Unexpected strong December payrolls data, with the US economy adding far more than expected jobs last month, hammered hopes for lower interest rates though US stocks closed off their session. Bond yields continued to climb, with the haunting risk of higher rates for longer putting more pressure of some stocks, ahead of the Trump 2.0 agenda turning from speculation to reality in the next couple of weeks. Longer-dated U.S. Treasury yields, which move inversely to prices, jumped to their highest levels since November 2023, with the 10-year hitting a high of 4.79%.
Yields have gained 20 basis points since the beginning of the year amid a global government bonds selloff that has hit UK government bonds particularly hard, pushing 30-year gilt yields to their highest since 1998.
Outside of bonds, rising U.S. Treasury yields could dampen investor interest in stocks and other high-risk assets by tightening financial conditions and increasing borrowing costs for businesses and individuals.
Traders now see the FED lowering borrowing costs for the first time in June and then staying steady for the rest of the year although BofA Global Research is forecasting a potential rate hike saying the Federal Reserve’s rate-cutting cycle “is over”.
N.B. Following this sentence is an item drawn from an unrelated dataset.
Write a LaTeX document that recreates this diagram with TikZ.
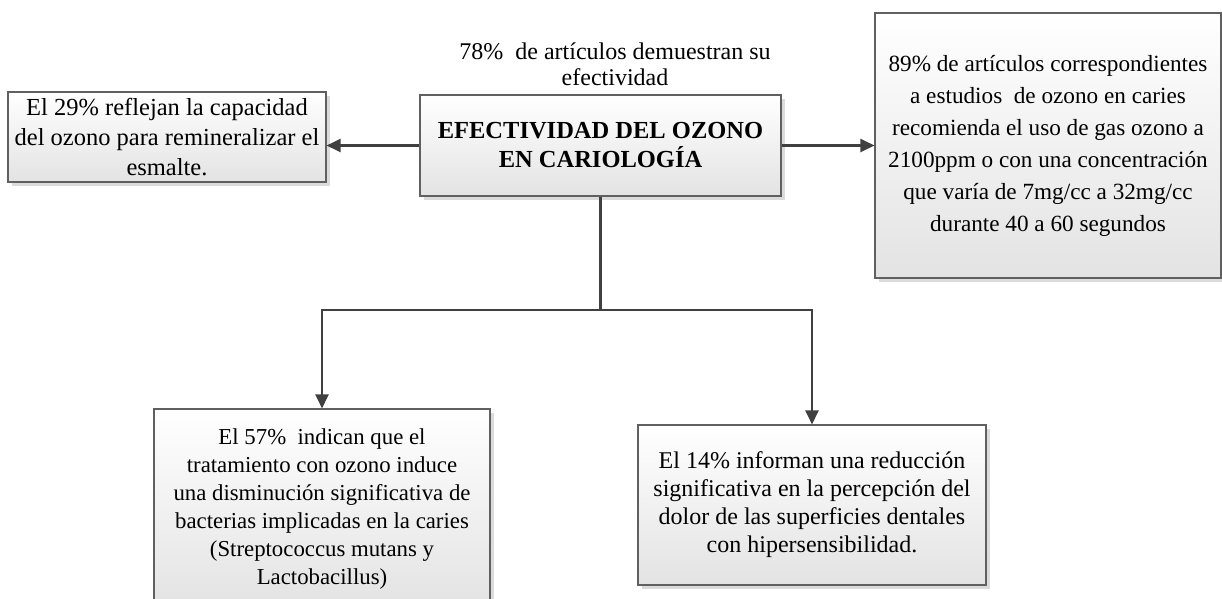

Traders’ confidence in the pound has taken its biggest dive this week for a third straight session of declines since the 2022 UK budget crisis ending at 1.2208 against the USD as a global bond selloff added to growing unease over Britain’s finances with Britain’s government bond market in the crosshairs as 30-year gilt yields there hit 27-year highs and 10-year benchmarks reaching levels not seen since 2008. This puts Britain’s finance minister under pressure as concerns over Trump’s policies have pushed the British government’s borrowing costs higher. Even though those gilt yield rises are largely just in line with what’s happened in U.S. Treasuries a worrying development in the UK is that sterling has turned tail too and stopped following domestic yields higher.
The ASX fell on the final trading day of the week, as a gloomy outlook for Wall Street trading ahead of a key jobs report pushed the bourse lower. The S&P/ASX 200 Index reversed modest gains earlier in the session to close at 8294.1 points, down 0.4 per cent.
The Australian dollar’s slump against the US greenback to around levels last recorded in the 2020 pandemic and 2008 global financial crisis has a lot of people talking. The Australian dollar ended the week 0.4 per cent lower against the greenback, touching a new two-year low of US61.47. There are consequences. A weaker currency is stimulatory for the economy and inflation, while a stronger exchange rate slows the economy and helps cool inflation.
So, standing back, we are right in the zone of uncertainty, with expectations of higher for longer rates back on the table with a strong US dollar likely to break things elsewhere. All up, we continue to expect periods of severe volatility, and lower growth trajectory, so no surprise to see more holding cash and waiting to see what plays out.